__YOUR TASK__:
In the material below, please retype the lines from the very first through the one with "plt.rcParams['font.family'] = ['Liberation", exactly and without pictures.

__DATA SECTION__:
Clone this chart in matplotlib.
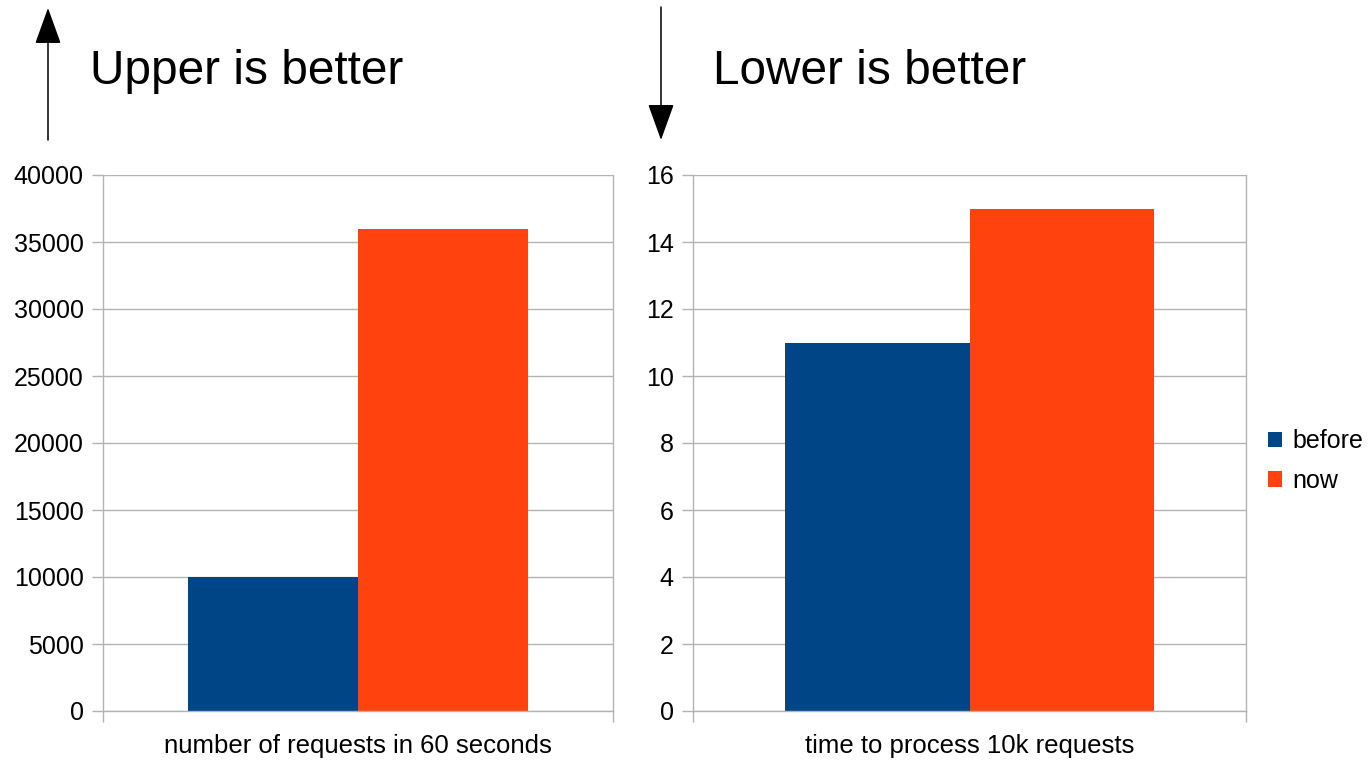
import matplotlib.pyplot as plt
from matplotlib.patches import FancyArrowPatch, Patch

plt.rcParams['font.family'] = ['Liberation Sans', 'DejaVu Sans']

# ---------- data ----------
series = ["before", "now"]
colors = ["#004586", "#ff420e"]

left_label = "number of requests in 60 seconds"
left_values = [10000, 36000]
left_ticks = list(range(0, 40001, 5000))

right_label = "time to process 10k requests"
right_values = [11, 15]
right_ticks = list(range(0, 17, 2))

W, H = 1370, 762
fig = plt.figure(figsize=(W / 100, H / 100), dpi=100)

grid_c = "#b3b3b3"


def make_axes(rect_px, values, ticks, label):
    x0, y0, x1, y1 = rect_px  # pixel box, y measured from top
    ax = fig.add_axes([x0 / W, (H - y1) / H, (x1 - x0) / W, (y1 - y0) / H])
    width = 1 / 3
    for i, (v, c) in enumerate(zip(values, colors)):
        ax.bar(-width / 2 + i * width, v, width=width, color=c, zorder=2)
    ax.set_xlim(-0.5, 0.5)
    ax.set_ylim(ticks[0], ticks[-1])
    ax.set_yticks(ticks)
    ax.set_xticks([-0.5, 0.5])
    ax.set_xticklabels([])
    ax.yaxis.grid(True, color=grid_c, lw=1, zorder=0)
    ax.set_axisbelow(True)
    for s in ["left", "right", "bottom"]:
        ax.spines[s].set_color(grid_c)
        ax.spines[s].set_linewidth(1)
    ax.spines["top"].set_visible(False)
    ax.tick_params(axis="y", length=8, width=1, color=grid_c, pad=6,
                   labelsize=18)
    ax.tick_params(axis="x", length=8, width=1, color=grid_c)
    fig.text((x0 + x1) / 2 / W, (H - 753) / H, label, ha="center",
             va="baseline", fontsize=18.5)
    return ax


ax1 = make_axes((103, 175, 613, 711), left_values, left_ticks, left_label)
ax2 = make_axes((693, 175, 1246, 711), right_values, right_ticks, right_label)

# direction arrows and headings
for (x, ya, yb) in [(48, 140, 8), (661, 7, 140)]:
    arr = FancyArrowPatch((x, H - ya), (x, H - yb), transform=None,
                          arrowstyle="-|>,head_length=23,head_width=8.3",
                          mutation_scale=1, lw=1.1, color="black",
                          shrinkA=0, shrinkB=0)
    fig.add_artist(arr)

fig.text(90 / W, (H - 84) / H, "Upper is better", fontsize=34.4,
         va="baseline", ha="left")
fig.text(713 / W, (H - 84) / H, "Lower is better", fontsize=34.4,
         va="baseline", ha="left")

handles = [Patch(facecolor=c, label=s) for s, c in zip(series, colors)]
fig.legend(handles=handles, loc="center left",
           bbox_to_anchor=(1268 / W, (H - 461) / H), frameon=False,
           fontsize=18, handlelength=0.56, handleheight=0.56,
           handletextpad=0.4, labelspacing=0.62, borderaxespad=0,
           borderpad=0)

fig.savefig("out.png", dpi=100)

__SOLVED PROBLEM__:
Clone this chart in matplotlib.
import matplotlib.pyplot as plt
from matplotlib.patches import FancyArrowPatch, Patch

plt.rcParams['font.family'] = ['Liberation Sans', 'DejaVu Sans']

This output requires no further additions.